Il mito dell’eterno ritorno
Vi è poi un altro aspetto che caratterizza la religiosità primitiva, che merita almeno un accenno. L’uomo primitivo era portato a spaventarsi di fronte a fenomeni imprevedibili e a dare loro spiegazioni soprannaturali. La reazione più spontanea di fronte alle avversità della natura, non era la riflessione, (la filosofia nascerà in Grecia molto più tardi), ma il sacrificio, il timore religioso verso quella forza che si era mostrata (un fulmine, un terremoto, una carestia, un lutto inspiegabile…). L’uomo cominciò a offrire sacrifici per placare l’ira degli dèi , cominciò a fare riti propiziatori, riti per ottenere il loro favore, riti che, un po’ irrispettosamente, potremmo dire avevano lo scopo di fare da “tappabuchi” verso le saette che continuamente il cielo minacciava di lanciare sulla terra. E cominciò a fare queste cose in modo ciclico e ripetitivo, convinto di ripetere gesti provenienti da un tempo immemorabile. Questa ciclicità sacra era ispirata dall’osservazione di tanti fatti naturali ripetitivi: il sole e la luna innanzitutto, poi le stagioni, i frutti della terra, ecc… . Ripetendo i riti l’uomo primitivo “rifaceva” le azioni divine, accontentando gli dèi, e soprattutto fuggiva la “storia”. Eliade usa questa espressione per dire che essa era troppo angosciosa e piena di domande senza risposta . La morte di un parente, ad esempio, era meglio assorbita come parte di un ciclo che sarebbe presto ripartito dalla nascita di un nuovo bambino, piuttosto che come un fatto a sé stante, unico ed irripetibile e bisognoso di un senso . La storia è costellata di fatti incancellabili, gioiosi, ma anche dolorosi ed inspiegabili. La ciclicità dei riti aiutava a non pensarci, dopo la morte il ciclo infatti ricomincerà con una nuova vita, dopo la notte tornerà il giorno, dopo la carestia verrà di certo la pioggia e l’abbondanza.

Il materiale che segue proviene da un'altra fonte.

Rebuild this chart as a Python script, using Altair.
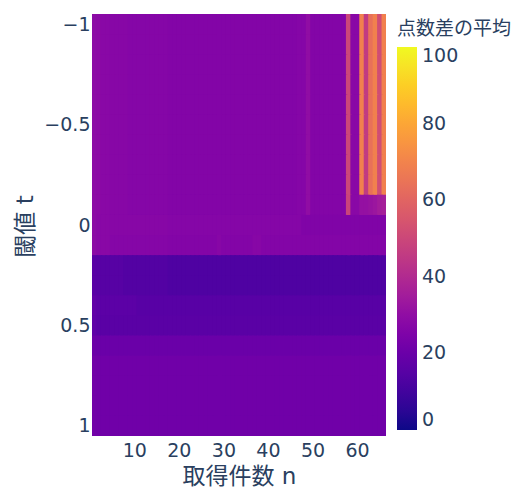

E’ importante osservare come a questo concetto di religione (ciclica) sia collegato un senso di paura verso Dio. E’ quello che il Dio ci può fare, la sua ombra minacciosa, che guida le nostre azioni.
Il monoteismo invece rappresentò una svolta, sia per fare pulizia nel mondo dei tanti dèi “tangibili”, sia per la fuga dalla storia, con il suo senso di timore, che era collegata al loro culto.
Il Dio di Abramo è fedele nella storia, ha un progetto che persegue una volta, e non infinite volte. Questa idea religiosa nuova è tipica del pensiero biblico, e quindi della religione ebraica . Il cristianesimo riprende questa idea . Dio salva l’umanità una volta per tutte, tramite il suo Figlio. Dio entra nella storia e ci chiede di amarla, starci dentro fino in fondo anche là dove non la comprendiamo .
Il cristianesimo come l’ebraismo, però, diventando una realtà molto diffusa, con il tempo tende ad adagiarsi sul vecchio canovaccio delle religioni cicliche primitive . Ecco perché nella storia della Chiesa spesso ha avuto il sopravvento l’aspetto minaccioso della punizione divina, legato ad una idea di salvezza “meritoria”, che in alcuni momenti si è arrivati ad acquistare. Pensiamo solo a quanto ancor oggi sia diffusa la credenza che le nostre messe pagate al sacerdote, siano utili al defunto per soffrire meno e o per abbreviare le pene ultraterrene.
La domanda che emerge da tutto questo discorso suona in modo chiaro come una sfida per le autorità religiose odierne: dobbiamo lottare contro certe manifestazioni superstiziose, o accettarle in quanto inevitabili e cristianizzarle se possibile?

L’avvento di un cristianesimo non religioso
La Chiesa gerarchica ha scelto la via del “cristianizzarle se possibile”. Come dicevo all’inizio di questo capitolo: molto dura da un punto di vista morale, ma estremamente indulgente verso le forme devozionali.
Anche su questo punto vorrei dare eco al richiamo evangelico “convertitevi e credete al vangelo”.
Una strada per questo nuovo cristianesimo, maturo, libero da devozioni infantili e da attese salvifiche miracolose, è stata indicata da Bonhoeffer, quel teologo protestante, morto nei campi di concentramento della Germania nazista, che per primo parlò della necessità di un cristianesimo “non religioso” in un “mondo divenuto adulto”. “Non è l’atto religioso a fare il cristiano, ma il prendere parte alla sofferenza di Dio nella vita del mondo” . “Cristo non aiuta in forza della sua onnipotenza, ma in forza della sua debolezza, della sua sofferenza! Qui sta la differenza decisiva rispetto a qualsiasi religione. La religiosità umana rinvia l’uomo nella sua tribolazione alla potenza di Dio nel mondo, Dio è il Deus ex machina. La Bibbia rinvia l’uomo all’impotenza e alla sofferenza di Dio; solo il Dio sofferente può aiutare” .
Noi spontaneamente facciamo atti “religiosi”, per dirla con Bonhoeffer, perché è la strada più facile! Di fronte alle sofferenze, alle ingiustizie, al tanto da fare, noi invochiamo Dio, lo cerchiamo fra le nuvole perché intervenga nel nostro mondo e ci liberi dal male, dal senso di colpa, dal peso che ci portiamo dentro: in cambio offriamo orazioni, offerte, fioretti… quello che vuole, purchè al nostro mondo (alla nostra “storia”, direbbe Eliade) ci pensi Lui. Il cristianesimo, invece, spazza via questa religione, annuncia che Dio, nel mondo, non c’è a quel modo e mai ci sarà. Annuncia che Dio è nel prossimo, nel sofferente, è qui, insomma, come nostro compagno, ma non per fare al posto nostro. Paradossalmente, il cristiano vive “etsi Deus non daretur”, come se Dio non ci fosse. Questo atteggiamento rappresenta una importante rottura con ogni forma di idolatria, funzionale ad un pensiero di tipo arcaico e infantile, e chiude ogni possibile deriva verso la riduzione di Dio alla funzione di “tappabuchi”.